In 1876 Emil Christian Hansen and his fellow student of natural history, Alfred Jørgensen, translated Charles Darwin’s Voyage of the Beagle. The translation was entitled Rejse om Jorden [Voyage around the World] (Copenhagen: Salmonsen, 1876), and it was based on the English 1860 edition A Naturalist’s Voyage. Hansen, however, was critical towards Darwin’s evolutionary work and did not have regards for the pro-Darwinian radical-liberal intelligentsia in Copenhagen. In 1873 Hansen had completed his studies of natural history and his dissertation on bogs. During his university studies he worked as an unpaid assistant for the professor of zoology Japetus Steenstrup. Hansen came from a working-class background, and at the time of the translation he was unemployed.
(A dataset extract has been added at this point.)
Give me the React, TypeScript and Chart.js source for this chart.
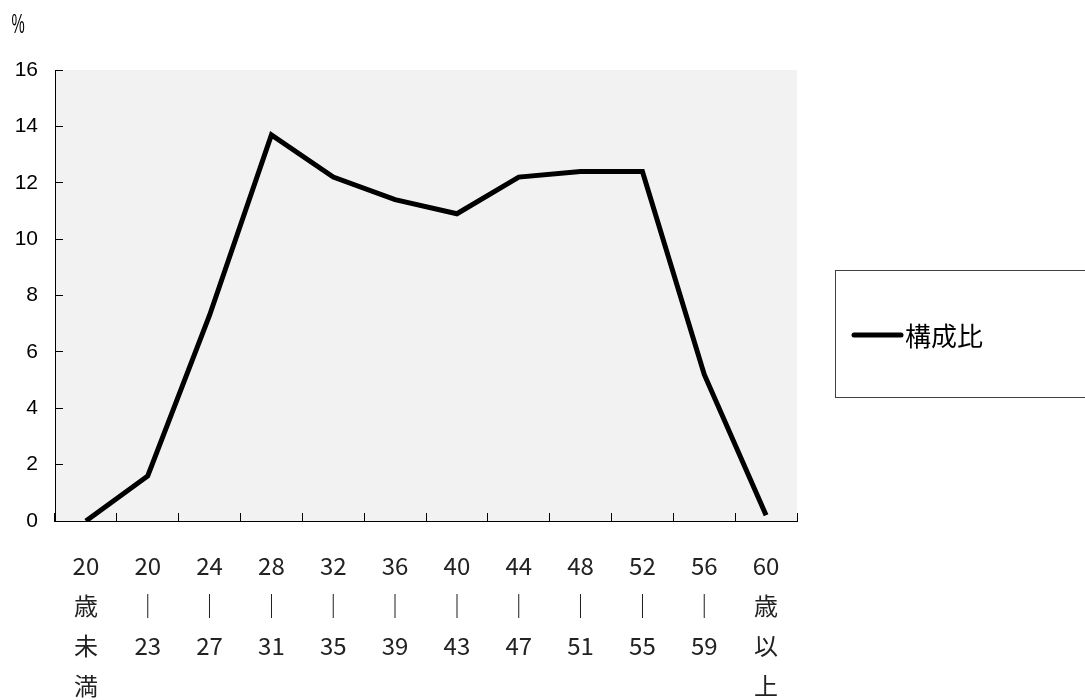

The translation of the famous English naturalist was therefore a vital opportunity to earn some money. In 1879, he submitted his doctoral thesis on fermentation of beer and became director of the Physiological Department of the industrial Carlsberg Laboratory in Copenhagen. He was a pioneer in the cultivation of pure ferments for beer production. Hansen’s experiments with ferment which apparently showed that living organisms could change through generations of influence by high temperature were used by professor of botany Eugen Warming and others as a much needed experimental evidence for the Lamarckian evolutionary mechanism of inheritance of acquired characteristics.